Short problem: Transcribe all the records exactly and omit any images they hold.

Provided information:

++++++

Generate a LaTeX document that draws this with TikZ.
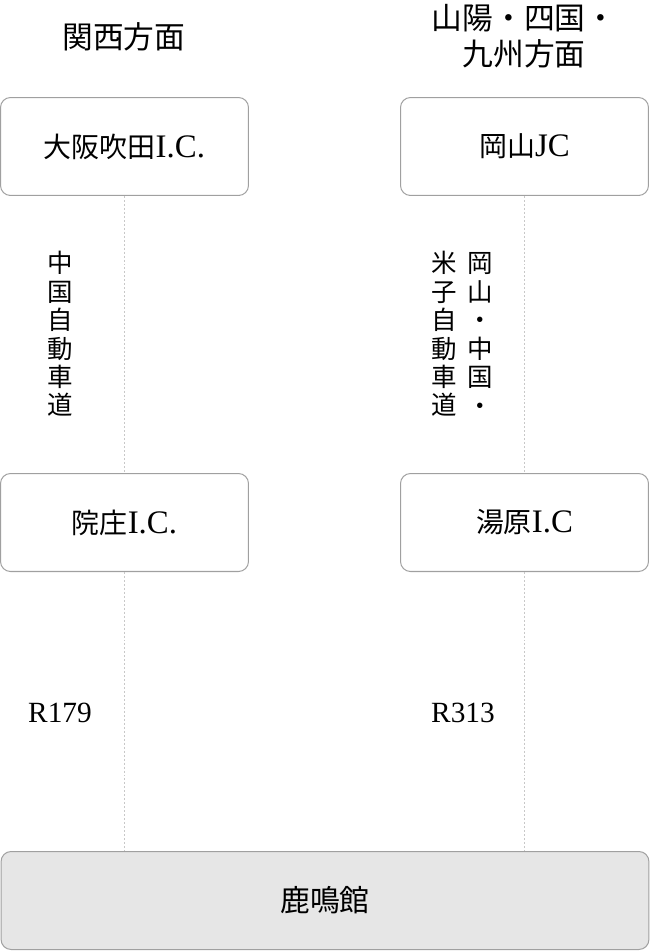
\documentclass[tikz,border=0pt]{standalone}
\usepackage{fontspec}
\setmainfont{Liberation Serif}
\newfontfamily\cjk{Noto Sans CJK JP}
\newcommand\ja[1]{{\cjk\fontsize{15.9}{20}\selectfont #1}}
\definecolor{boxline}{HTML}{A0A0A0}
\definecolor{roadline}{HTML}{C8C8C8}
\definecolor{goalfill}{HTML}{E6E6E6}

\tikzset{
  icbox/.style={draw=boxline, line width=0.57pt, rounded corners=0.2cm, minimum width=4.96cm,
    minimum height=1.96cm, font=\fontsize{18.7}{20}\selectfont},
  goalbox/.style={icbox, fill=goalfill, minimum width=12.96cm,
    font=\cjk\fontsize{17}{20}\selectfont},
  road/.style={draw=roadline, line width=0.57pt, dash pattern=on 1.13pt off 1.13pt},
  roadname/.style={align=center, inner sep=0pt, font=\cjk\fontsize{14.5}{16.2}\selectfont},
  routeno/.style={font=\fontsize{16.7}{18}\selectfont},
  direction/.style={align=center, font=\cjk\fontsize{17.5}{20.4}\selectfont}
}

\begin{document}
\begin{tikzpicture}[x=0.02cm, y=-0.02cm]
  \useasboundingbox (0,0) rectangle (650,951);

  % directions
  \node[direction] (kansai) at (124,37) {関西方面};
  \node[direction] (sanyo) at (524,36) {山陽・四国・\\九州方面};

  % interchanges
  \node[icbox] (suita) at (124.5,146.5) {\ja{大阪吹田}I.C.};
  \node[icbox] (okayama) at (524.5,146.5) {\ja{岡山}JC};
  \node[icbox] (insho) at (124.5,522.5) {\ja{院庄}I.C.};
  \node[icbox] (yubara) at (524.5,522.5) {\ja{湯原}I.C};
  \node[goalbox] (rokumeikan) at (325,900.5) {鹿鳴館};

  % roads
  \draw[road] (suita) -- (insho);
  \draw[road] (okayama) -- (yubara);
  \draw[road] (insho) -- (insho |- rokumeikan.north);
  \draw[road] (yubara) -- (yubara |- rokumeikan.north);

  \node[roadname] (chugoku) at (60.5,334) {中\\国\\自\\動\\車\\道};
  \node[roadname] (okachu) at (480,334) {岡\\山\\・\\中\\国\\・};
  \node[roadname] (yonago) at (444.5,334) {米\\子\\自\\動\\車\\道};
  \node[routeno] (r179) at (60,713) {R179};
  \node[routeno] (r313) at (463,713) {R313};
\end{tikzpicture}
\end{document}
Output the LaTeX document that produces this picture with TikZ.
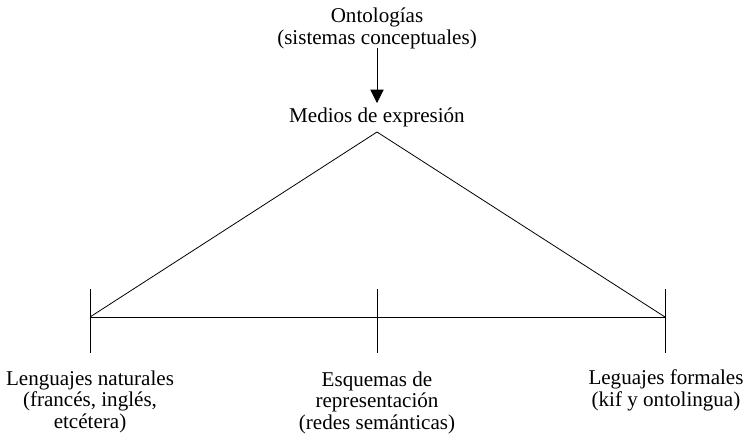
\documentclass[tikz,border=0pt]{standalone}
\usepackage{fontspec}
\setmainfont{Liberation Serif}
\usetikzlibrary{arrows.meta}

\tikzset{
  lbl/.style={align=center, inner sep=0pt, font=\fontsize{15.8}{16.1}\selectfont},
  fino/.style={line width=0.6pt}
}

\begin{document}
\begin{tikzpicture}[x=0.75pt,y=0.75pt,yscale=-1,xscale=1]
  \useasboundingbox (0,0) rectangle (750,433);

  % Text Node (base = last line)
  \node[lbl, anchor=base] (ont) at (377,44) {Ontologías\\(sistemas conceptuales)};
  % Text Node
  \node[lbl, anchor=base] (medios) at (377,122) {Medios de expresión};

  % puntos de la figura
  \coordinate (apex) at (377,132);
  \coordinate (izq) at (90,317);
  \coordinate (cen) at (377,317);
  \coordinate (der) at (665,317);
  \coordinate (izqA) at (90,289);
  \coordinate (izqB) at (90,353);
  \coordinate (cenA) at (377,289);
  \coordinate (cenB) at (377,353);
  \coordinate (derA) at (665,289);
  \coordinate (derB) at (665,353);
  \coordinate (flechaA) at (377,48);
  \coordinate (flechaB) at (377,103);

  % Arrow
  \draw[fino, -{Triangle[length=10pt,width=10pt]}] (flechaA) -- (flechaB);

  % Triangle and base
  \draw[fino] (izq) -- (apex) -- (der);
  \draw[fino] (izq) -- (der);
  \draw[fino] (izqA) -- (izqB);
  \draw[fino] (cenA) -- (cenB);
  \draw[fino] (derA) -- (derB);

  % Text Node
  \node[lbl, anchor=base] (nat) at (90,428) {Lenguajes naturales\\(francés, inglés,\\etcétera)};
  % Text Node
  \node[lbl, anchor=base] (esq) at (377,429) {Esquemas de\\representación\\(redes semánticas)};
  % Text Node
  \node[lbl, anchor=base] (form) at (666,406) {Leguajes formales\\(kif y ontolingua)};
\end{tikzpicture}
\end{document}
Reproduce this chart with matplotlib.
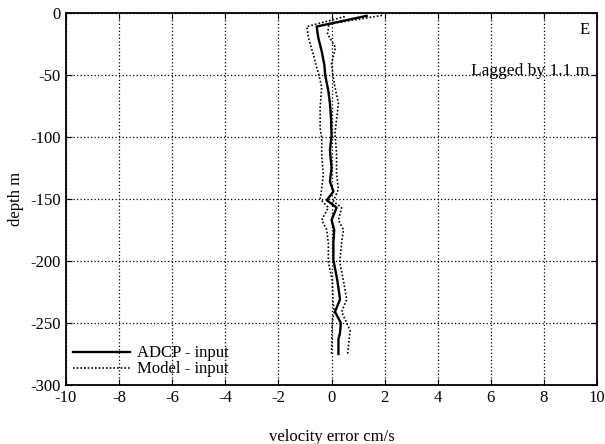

++++++

In response:
Generate a LaTeX document that draws this with TikZ.
\documentclass[tikz,border=0pt]{standalone}
\usepackage{fontspec}
\setmainfont{Liberation Serif}
\newfontfamily\cjk{Noto Sans CJK JP}
\newcommand\ja[1]{{\cjk\fontsize{15.9}{20}\selectfont #1}}
\definecolor{boxline}{HTML}{A0A0A0}
\definecolor{roadline}{HTML}{C8C8C8}
\definecolor{goalfill}{HTML}{E6E6E6}

\tikzset{
  icbox/.style={draw=boxline, line width=0.57pt, rounded corners=0.2cm, minimum width=4.96cm,
    minimum height=1.96cm, font=\fontsize{18.7}{20}\selectfont},
  goalbox/.style={icbox, fill=goalfill, minimum width=12.96cm,
    font=\cjk\fontsize{17}{20}\selectfont},
  road/.style={draw=roadline, line width=0.57pt, dash pattern=on 1.13pt off 1.13pt},
  roadname/.style={align=center, inner sep=0pt, font=\cjk\fontsize{14.5}{16.2}\selectfont},
  routeno/.style={font=\fontsize{16.7}{18}\selectfont},
  direction/.style={align=center, font=\cjk\fontsize{17.5}{20.4}\selectfont}
}

\begin{document}
\begin{tikzpicture}[x=0.02cm, y=-0.02cm]
  \useasboundingbox (0,0) rectangle (650,951);

  % directions
  \node[direction] (kansai) at (124,37) {関西方面};
  \node[direction] (sanyo) at (524,36) {山陽・四国・\\九州方面};

  % interchanges
  \node[icbox] (suita) at (124.5,146.5) {\ja{大阪吹田}I.C.};
  \node[icbox] (okayama) at (524.5,146.5) {\ja{岡山}JC};
  \node[icbox] (insho) at (124.5,522.5) {\ja{院庄}I.C.};
  \node[icbox] (yubara) at (524.5,522.5) {\ja{湯原}I.C};
  \node[goalbox] (rokumeikan) at (325,900.5) {鹿鳴館};

  % roads
  \draw[road] (suita) -- (insho);
  \draw[road] (okayama) -- (yubara);
  \draw[road] (insho) -- (insho |- rokumeikan.north);
  \draw[road] (yubara) -- (yubara |- rokumeikan.north);

  \node[roadname] (chugoku) at (60.5,334) {中\\国\\自\\動\\車\\道};
  \node[roadname] (okachu) at (480,334) {岡\\山\\・\\中\\国\\・};
  \node[roadname] (yonago) at (444.5,334) {米\\子\\自\\動\\車\\道};
  \node[routeno] (r179) at (60,713) {R179};
  \node[routeno] (r313) at (463,713) {R313};
\end{tikzpicture}
\end{document}
Output the LaTeX document that produces this picture with TikZ.
\documentclass[tikz,border=0pt]{standalone}
\usepackage{fontspec}
\setmainfont{Liberation Serif}
\usetikzlibrary{arrows.meta}

\tikzset{
  lbl/.style={align=center, inner sep=0pt, font=\fontsize{15.8}{16.1}\selectfont},
  fino/.style={line width=0.6pt}
}

\begin{document}
\begin{tikzpicture}[x=0.75pt,y=0.75pt,yscale=-1,xscale=1]
  \useasboundingbox (0,0) rectangle (750,433);

  % Text Node (base = last line)
  \node[lbl, anchor=base] (ont) at (377,44) {Ontologías\\(sistemas conceptuales)};
  % Text Node
  \node[lbl, anchor=base] (medios) at (377,122) {Medios de expresión};

  % puntos de la figura
  \coordinate (apex) at (377,132);
  \coordinate (izq) at (90,317);
  \coordinate (cen) at (377,317);
  \coordinate (der) at (665,317);
  \coordinate (izqA) at (90,289);
  \coordinate (izqB) at (90,353);
  \coordinate (cenA) at (377,289);
  \coordinate (cenB) at (377,353);
  \coordinate (derA) at (665,289);
  \coordinate (derB) at (665,353);
  \coordinate (flechaA) at (377,48);
  \coordinate (flechaB) at (377,103);

  % Arrow
  \draw[fino, -{Triangle[length=10pt,width=10pt]}] (flechaA) -- (flechaB);

  % Triangle and base
  \draw[fino] (izq) -- (apex) -- (der);
  \draw[fino] (izq) -- (der);
  \draw[fino] (izqA) -- (izqB);
  \draw[fino] (cenA) -- (cenB);
  \draw[fino] (derA) -- (derB);

  % Text Node
  \node[lbl, anchor=base] (nat) at (90,428) {Lenguajes naturales\\(francés, inglés,\\etcétera)};
  % Text Node
  \node[lbl, anchor=base] (esq) at (377,429) {Esquemas de\\representación\\(redes semánticas)};
  % Text Node
  \node[lbl, anchor=base] (form) at (666,406) {Leguajes formales\\(kif y ontolingua)};
\end{tikzpicture}
\end{document}
Reproduce this chart with matplotlib.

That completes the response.